# Objective:
Each line from the top of the listing through the one holding "invest_ticks = [0.5, 1.0, 1.5, 2.0]" should be restated word for word, with nothing added and no pictures.

━━━

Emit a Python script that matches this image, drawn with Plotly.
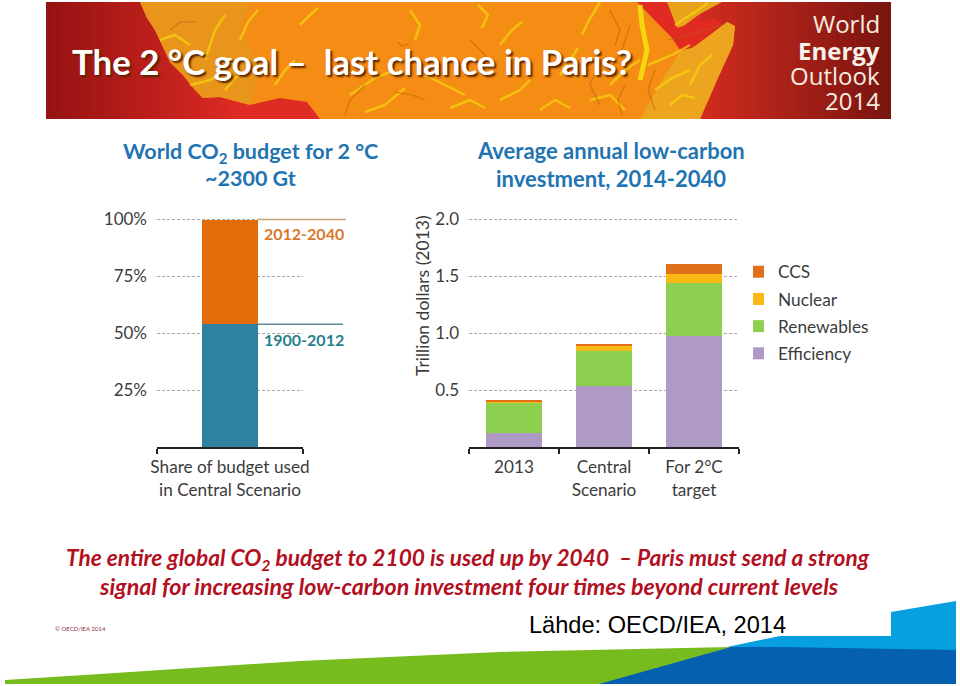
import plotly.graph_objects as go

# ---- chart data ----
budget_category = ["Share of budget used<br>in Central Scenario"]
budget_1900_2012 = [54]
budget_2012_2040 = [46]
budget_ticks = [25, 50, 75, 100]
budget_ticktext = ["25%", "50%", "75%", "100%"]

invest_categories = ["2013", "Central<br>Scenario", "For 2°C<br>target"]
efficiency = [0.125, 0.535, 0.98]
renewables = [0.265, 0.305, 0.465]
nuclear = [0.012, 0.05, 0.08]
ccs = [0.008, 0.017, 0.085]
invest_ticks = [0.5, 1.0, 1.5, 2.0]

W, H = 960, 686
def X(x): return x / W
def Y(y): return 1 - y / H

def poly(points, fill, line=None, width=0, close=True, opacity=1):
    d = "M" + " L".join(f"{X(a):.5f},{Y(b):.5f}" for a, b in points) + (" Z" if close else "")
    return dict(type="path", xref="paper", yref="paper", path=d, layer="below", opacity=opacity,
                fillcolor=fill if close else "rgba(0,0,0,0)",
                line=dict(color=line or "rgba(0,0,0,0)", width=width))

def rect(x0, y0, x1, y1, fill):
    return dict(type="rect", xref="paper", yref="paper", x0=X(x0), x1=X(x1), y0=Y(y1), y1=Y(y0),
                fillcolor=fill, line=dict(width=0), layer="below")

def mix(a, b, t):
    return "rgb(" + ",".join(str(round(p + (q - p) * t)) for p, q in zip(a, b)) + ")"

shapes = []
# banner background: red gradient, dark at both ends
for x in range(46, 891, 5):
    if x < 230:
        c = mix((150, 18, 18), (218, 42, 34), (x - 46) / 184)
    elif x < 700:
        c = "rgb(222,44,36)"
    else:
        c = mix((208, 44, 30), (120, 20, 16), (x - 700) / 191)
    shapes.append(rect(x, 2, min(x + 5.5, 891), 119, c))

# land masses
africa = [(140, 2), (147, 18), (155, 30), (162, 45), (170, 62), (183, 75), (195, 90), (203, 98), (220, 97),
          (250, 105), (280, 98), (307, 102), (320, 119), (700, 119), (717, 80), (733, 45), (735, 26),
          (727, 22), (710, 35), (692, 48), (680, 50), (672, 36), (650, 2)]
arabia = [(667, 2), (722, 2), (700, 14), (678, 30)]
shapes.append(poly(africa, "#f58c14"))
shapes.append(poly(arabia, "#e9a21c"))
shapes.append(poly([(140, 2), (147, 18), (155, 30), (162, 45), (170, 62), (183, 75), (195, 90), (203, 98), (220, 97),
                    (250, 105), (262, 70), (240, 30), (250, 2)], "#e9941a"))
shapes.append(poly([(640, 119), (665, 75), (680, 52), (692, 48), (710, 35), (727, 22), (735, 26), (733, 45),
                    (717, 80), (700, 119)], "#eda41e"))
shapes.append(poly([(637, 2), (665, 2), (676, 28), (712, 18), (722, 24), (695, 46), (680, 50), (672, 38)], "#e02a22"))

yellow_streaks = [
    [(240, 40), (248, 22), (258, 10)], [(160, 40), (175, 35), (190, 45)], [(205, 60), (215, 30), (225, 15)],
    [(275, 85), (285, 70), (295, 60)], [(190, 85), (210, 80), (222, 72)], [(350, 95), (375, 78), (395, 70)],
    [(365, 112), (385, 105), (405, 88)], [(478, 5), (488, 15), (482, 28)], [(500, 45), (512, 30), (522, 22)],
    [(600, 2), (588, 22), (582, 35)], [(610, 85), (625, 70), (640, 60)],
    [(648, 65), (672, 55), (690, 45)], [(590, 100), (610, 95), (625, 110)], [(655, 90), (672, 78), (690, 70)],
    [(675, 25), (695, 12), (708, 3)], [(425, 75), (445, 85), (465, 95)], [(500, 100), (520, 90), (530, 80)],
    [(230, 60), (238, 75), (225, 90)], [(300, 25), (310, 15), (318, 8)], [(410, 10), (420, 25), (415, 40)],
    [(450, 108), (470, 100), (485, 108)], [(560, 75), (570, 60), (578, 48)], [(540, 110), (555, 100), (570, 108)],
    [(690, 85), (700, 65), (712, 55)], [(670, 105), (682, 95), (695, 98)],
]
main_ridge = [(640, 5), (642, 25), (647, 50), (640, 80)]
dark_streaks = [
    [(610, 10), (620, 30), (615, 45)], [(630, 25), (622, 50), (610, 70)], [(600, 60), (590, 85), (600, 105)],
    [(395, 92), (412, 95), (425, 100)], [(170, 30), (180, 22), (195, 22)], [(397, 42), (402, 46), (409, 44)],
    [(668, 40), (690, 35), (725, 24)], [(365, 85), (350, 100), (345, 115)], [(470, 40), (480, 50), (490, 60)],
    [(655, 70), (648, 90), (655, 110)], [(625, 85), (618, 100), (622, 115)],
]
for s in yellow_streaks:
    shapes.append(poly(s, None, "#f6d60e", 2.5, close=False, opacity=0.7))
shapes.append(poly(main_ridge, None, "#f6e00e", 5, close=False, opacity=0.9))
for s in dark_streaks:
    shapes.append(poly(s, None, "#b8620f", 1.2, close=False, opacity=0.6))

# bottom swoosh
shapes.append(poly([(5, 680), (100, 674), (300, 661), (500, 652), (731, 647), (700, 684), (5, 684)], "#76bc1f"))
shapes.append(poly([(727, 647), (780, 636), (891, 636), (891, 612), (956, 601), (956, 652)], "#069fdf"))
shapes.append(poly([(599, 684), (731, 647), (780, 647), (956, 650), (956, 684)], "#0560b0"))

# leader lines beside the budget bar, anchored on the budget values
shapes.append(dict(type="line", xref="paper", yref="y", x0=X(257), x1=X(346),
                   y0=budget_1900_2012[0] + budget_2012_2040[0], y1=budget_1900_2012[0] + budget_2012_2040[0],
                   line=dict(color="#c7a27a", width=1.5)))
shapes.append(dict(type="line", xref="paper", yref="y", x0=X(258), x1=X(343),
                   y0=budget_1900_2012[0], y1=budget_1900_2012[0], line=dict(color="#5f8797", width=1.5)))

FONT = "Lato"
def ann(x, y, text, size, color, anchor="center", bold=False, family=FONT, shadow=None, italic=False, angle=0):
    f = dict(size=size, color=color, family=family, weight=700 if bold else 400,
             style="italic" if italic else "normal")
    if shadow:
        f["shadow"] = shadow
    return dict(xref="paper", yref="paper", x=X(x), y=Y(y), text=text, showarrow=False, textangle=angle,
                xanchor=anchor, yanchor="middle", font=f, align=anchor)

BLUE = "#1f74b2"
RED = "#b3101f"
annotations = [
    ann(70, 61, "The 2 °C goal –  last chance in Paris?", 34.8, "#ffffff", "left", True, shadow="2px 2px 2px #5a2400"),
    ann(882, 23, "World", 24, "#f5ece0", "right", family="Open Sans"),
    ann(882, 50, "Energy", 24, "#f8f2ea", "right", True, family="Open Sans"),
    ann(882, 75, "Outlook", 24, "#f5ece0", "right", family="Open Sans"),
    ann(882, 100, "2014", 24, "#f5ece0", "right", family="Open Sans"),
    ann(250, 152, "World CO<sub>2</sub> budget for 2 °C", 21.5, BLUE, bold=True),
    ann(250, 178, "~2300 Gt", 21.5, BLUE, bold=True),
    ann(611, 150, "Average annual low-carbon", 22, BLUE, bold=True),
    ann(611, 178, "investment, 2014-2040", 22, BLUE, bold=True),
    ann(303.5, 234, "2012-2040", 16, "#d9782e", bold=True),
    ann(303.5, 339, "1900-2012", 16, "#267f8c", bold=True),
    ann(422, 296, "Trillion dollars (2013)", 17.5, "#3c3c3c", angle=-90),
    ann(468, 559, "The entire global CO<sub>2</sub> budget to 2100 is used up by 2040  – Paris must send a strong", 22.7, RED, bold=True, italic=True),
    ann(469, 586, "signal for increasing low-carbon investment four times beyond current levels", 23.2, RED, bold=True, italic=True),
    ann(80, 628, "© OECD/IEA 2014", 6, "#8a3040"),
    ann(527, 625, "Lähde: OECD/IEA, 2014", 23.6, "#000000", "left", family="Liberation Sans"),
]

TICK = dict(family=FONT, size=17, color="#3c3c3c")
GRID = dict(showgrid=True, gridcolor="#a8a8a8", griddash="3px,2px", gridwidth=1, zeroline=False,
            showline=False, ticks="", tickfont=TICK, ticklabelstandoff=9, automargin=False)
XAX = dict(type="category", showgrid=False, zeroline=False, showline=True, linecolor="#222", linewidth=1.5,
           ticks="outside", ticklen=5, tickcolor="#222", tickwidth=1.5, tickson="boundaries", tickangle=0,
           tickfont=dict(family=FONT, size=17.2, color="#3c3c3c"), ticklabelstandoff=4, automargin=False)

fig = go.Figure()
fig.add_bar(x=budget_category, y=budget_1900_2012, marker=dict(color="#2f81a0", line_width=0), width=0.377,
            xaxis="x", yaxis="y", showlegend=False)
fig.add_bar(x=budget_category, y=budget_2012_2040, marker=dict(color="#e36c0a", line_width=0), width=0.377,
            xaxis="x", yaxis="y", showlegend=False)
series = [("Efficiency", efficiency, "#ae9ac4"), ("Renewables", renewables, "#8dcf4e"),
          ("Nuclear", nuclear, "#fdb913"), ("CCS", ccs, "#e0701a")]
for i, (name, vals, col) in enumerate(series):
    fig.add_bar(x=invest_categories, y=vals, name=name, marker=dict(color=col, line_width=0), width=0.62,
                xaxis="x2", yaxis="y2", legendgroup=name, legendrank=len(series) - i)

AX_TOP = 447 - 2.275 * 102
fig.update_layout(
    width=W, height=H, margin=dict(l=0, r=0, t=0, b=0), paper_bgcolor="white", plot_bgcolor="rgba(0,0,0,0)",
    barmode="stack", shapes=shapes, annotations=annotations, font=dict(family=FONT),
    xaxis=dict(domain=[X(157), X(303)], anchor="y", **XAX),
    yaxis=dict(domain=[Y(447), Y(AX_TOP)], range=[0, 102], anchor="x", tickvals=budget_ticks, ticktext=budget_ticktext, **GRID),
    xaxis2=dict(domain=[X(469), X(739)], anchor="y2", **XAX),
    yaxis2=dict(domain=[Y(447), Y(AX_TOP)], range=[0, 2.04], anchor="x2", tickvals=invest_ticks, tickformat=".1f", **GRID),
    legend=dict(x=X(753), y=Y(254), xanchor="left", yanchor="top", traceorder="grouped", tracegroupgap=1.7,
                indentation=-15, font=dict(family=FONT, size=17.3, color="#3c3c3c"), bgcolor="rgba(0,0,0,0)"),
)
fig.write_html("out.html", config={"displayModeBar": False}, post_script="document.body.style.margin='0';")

━━━

# Exercise response:
Emit a Python script that matches this image, drawn with Plotly.
import plotly.graph_objects as go

# ---- chart data ----
budget_category = ["Share of budget used<br>in Central Scenario"]
budget_1900_2012 = [54]
budget_2012_2040 = [46]
budget_ticks = [25, 50, 75, 100]
budget_ticktext = ["25%", "50%", "75%", "100%"]

invest_categories = ["2013", "Central<br>Scenario", "For 2°C<br>target"]
efficiency = [0.125, 0.535, 0.98]
renewables = [0.265, 0.305, 0.465]
nuclear = [0.012, 0.05, 0.08]
ccs = [0.008, 0.017, 0.085]
invest_ticks = [0.5, 1.0, 1.5, 2.0]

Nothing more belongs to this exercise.